Danny Wimprine

No. 18
- Position: Quarterback

Personal information
- Born: August 6, 1981 (age 45)

Career information
- High school: John Curtis Christian (River Ridge, Louisiana)
- College: Memphis
- NFL draft: 2005: undrafted

Career history
- Cleveland Browns (2005)*; Calgary Stampeders (2005); New Orleans VooDoo (2008, 2011);
- * Offseason or practice squad member only

Career CFL statistics
- Completions: 19
- Attempts: 46
- Yards: 270
- Touchdowns: 2
- Interceptions: 3

Career AFL statistics
- Completions: 552
- Attempts: 939
- Yards: 6,557
- Touchdowns: 131
- Interceptions: 28
- Stats at ArenaFan.com

= Danny Wimprine =

American gridiron football player (born 1981)

Daniel Wimprine (born August 6, 1981) is an American former professional football player who was a quarterback in the Canadian Football League (CFL) and Arena Football League (AFL). He played college football for the Memphis Tigers.

==College career==
Wimprine was a four-year starter at quarterback at the University of Memphis. He left the Tigers as the all-time leader in most major passing categories. Owns Tiger records for career completions (808), pass attempts (1,469), yards (10,215), touchdown passes (85), touchdowns responsible for (99) and interceptions (49). Tossed for over 300 yards eight times in his career, which still stands as the most 300-yard games in Tiger history. Had 22 games of 200 yards or more, also No. 1 in the Memphis record books. Started 42 of the 46 games that he played in, where he was 21–25 as a starter. Still remains in the Top 100 for most yards in NCAA History. His first career start came against the University of Houston in 2001, where he defeated the Cougars 52–33. He finished that game by completing 14-of-21 passes for 216 yards and two touchdowns, while also carrying 15 times for 85 yards and a score. He went on to guide the Tigers to back-to-back eight win seasons as a junior and senior. Won the 2003 New Orleans Bowl, defeating the University of North Texas 27–17. Lost the 2004 GMAC Bowl to Bowling Green State University, 52–35. As a senior in 2004, was named All-Conference USA second-team, completing 199 of 359 passes for 2,568 yards and 18 TDs, while rushing for two more.

==Professional career==
After the 2005 NFL draft, the Cleveland Browns signed Wimprine to a one-year deal. He was able to go to camp with the Browns and compete for a spot behind Trent Dilfer, with Charlie Frye and Josh Harris.

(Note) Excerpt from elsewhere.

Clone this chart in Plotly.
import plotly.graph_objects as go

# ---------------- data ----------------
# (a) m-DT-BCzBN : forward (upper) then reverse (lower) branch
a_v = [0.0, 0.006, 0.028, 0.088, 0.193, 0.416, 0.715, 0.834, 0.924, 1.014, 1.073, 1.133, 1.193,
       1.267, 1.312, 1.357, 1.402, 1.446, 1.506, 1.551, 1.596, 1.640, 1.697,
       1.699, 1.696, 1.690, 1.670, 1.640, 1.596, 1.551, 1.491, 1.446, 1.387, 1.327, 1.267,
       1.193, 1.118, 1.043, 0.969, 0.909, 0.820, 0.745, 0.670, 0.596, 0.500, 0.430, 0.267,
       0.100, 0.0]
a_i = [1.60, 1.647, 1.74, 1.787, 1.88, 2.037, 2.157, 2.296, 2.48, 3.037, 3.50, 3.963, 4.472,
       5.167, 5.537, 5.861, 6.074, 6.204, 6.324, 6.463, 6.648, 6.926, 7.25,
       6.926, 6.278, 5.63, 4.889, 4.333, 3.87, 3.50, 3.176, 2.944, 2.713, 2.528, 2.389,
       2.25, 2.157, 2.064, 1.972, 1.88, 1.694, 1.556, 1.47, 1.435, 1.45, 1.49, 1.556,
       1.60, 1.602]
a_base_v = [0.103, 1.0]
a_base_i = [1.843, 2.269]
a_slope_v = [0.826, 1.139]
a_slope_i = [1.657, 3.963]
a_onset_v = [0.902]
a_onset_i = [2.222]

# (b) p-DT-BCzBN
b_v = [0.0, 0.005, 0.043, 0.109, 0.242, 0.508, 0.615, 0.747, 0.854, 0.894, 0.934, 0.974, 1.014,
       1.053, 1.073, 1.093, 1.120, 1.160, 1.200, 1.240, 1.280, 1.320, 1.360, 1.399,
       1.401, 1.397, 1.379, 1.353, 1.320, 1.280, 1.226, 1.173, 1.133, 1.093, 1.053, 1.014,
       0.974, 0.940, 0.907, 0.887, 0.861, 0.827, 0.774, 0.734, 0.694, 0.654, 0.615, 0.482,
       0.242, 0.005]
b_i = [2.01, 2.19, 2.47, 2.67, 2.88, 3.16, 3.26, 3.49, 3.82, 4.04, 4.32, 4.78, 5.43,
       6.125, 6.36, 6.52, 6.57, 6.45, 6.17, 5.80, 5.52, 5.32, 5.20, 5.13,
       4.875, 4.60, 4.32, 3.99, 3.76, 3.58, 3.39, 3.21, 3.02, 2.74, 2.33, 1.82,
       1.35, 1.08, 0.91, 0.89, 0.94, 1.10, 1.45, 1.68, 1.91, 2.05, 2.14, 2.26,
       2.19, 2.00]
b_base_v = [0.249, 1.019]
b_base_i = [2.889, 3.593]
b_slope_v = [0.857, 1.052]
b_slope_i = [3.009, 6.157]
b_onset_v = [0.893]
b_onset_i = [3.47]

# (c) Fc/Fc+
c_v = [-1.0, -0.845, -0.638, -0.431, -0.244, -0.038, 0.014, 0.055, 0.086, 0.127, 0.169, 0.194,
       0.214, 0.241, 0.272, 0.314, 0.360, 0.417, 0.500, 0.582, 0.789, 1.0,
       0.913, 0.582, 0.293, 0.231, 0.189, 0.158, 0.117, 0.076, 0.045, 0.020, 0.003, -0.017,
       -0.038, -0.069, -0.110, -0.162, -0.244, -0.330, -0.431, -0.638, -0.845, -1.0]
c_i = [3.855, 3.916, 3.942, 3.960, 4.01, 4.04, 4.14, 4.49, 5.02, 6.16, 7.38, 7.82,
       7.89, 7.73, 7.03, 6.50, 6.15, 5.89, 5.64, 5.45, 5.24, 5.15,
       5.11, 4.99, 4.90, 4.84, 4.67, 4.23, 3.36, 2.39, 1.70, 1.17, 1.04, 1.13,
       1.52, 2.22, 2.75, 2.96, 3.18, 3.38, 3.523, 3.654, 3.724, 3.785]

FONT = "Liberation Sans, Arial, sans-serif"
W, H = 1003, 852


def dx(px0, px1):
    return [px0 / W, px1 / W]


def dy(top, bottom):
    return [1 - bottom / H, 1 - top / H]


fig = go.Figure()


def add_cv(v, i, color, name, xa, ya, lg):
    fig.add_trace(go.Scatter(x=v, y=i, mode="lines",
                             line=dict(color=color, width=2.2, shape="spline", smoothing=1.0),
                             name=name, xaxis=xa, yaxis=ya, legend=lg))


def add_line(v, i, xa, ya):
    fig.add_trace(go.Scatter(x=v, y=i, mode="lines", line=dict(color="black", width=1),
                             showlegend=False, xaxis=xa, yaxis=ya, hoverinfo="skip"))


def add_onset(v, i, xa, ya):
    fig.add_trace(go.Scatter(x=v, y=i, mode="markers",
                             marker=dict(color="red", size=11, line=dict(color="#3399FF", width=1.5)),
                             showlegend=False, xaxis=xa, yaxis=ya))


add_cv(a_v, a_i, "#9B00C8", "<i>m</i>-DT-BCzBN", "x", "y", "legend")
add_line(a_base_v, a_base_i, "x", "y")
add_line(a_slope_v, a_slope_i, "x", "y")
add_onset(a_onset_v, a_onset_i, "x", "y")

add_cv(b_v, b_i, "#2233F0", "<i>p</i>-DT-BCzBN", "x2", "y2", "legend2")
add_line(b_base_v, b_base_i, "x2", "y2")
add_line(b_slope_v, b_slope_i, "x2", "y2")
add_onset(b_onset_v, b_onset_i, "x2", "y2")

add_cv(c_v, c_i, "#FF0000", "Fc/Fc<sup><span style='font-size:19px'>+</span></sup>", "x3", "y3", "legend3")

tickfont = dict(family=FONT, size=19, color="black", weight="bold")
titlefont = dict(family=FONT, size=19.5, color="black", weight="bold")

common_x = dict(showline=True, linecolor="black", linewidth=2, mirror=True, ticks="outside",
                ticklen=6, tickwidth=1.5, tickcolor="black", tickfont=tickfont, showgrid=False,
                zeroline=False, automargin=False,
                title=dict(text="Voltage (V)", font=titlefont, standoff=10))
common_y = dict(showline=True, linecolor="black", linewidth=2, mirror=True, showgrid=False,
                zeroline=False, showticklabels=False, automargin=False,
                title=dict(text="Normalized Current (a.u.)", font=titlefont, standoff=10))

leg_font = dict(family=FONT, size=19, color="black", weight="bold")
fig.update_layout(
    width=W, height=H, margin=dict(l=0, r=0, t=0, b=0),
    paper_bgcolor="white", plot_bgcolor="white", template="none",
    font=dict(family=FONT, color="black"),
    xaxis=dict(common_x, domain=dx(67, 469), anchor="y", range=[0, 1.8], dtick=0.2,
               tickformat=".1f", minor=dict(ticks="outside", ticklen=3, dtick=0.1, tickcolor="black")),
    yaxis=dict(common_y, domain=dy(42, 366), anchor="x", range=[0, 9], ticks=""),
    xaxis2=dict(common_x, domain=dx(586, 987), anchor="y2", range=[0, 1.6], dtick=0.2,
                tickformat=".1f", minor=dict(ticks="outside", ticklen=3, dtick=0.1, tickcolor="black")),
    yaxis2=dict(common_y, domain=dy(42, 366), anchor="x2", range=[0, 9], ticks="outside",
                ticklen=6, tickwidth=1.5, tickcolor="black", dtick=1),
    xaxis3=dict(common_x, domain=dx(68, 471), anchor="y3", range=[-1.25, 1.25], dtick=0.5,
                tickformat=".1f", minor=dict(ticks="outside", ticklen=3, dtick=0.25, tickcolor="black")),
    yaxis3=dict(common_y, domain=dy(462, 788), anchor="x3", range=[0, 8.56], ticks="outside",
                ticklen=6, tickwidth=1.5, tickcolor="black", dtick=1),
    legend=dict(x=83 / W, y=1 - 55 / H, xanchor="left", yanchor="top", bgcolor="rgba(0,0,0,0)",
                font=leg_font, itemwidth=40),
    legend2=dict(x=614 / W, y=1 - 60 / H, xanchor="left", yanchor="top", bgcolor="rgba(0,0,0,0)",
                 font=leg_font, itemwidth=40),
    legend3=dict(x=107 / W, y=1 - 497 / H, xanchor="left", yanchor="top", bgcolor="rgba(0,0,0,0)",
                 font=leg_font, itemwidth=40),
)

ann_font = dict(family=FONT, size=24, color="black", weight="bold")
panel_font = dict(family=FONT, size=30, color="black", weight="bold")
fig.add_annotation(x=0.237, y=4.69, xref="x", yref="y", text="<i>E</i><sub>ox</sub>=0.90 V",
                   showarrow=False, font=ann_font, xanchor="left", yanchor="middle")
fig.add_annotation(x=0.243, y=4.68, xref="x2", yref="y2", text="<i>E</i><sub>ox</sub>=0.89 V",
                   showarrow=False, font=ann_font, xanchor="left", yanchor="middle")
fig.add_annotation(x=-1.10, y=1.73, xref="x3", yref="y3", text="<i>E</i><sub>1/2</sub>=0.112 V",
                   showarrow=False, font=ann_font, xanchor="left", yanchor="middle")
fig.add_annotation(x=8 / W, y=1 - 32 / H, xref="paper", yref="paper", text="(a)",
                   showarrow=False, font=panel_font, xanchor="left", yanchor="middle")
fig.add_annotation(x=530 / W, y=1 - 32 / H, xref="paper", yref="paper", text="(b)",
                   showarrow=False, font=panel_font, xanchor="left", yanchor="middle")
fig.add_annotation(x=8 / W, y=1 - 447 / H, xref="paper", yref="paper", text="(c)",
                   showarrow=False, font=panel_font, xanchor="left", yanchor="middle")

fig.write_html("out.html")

Following his release by the Browns, Wimprine quickly signed with the Calgary Stampeders of the Canadian Football League. He completed 19 of 46 passes, for 270 yards, with two touchdowns and three interceptions.

In 2008, Wimprined signed with the New Orleans VooDoo. He had not played organized football since 2005, and considered himself lucky to have an opportunity to play again. Wimprine went on to have tremendous success with the VooDoo in 2008, where he threw for 85 touchdowns, and only 11 interceptions. After the season, the AFL folded, and Wimprine went back to his life working the family business. In 2011, after the AFL was able to restructure itself, Wimprine once again signed up to be the quarterback for the VooDoo. After a decent return to the VooDoo, Wimprine retired in November after he and his wife Ashley Wimprine had their first child.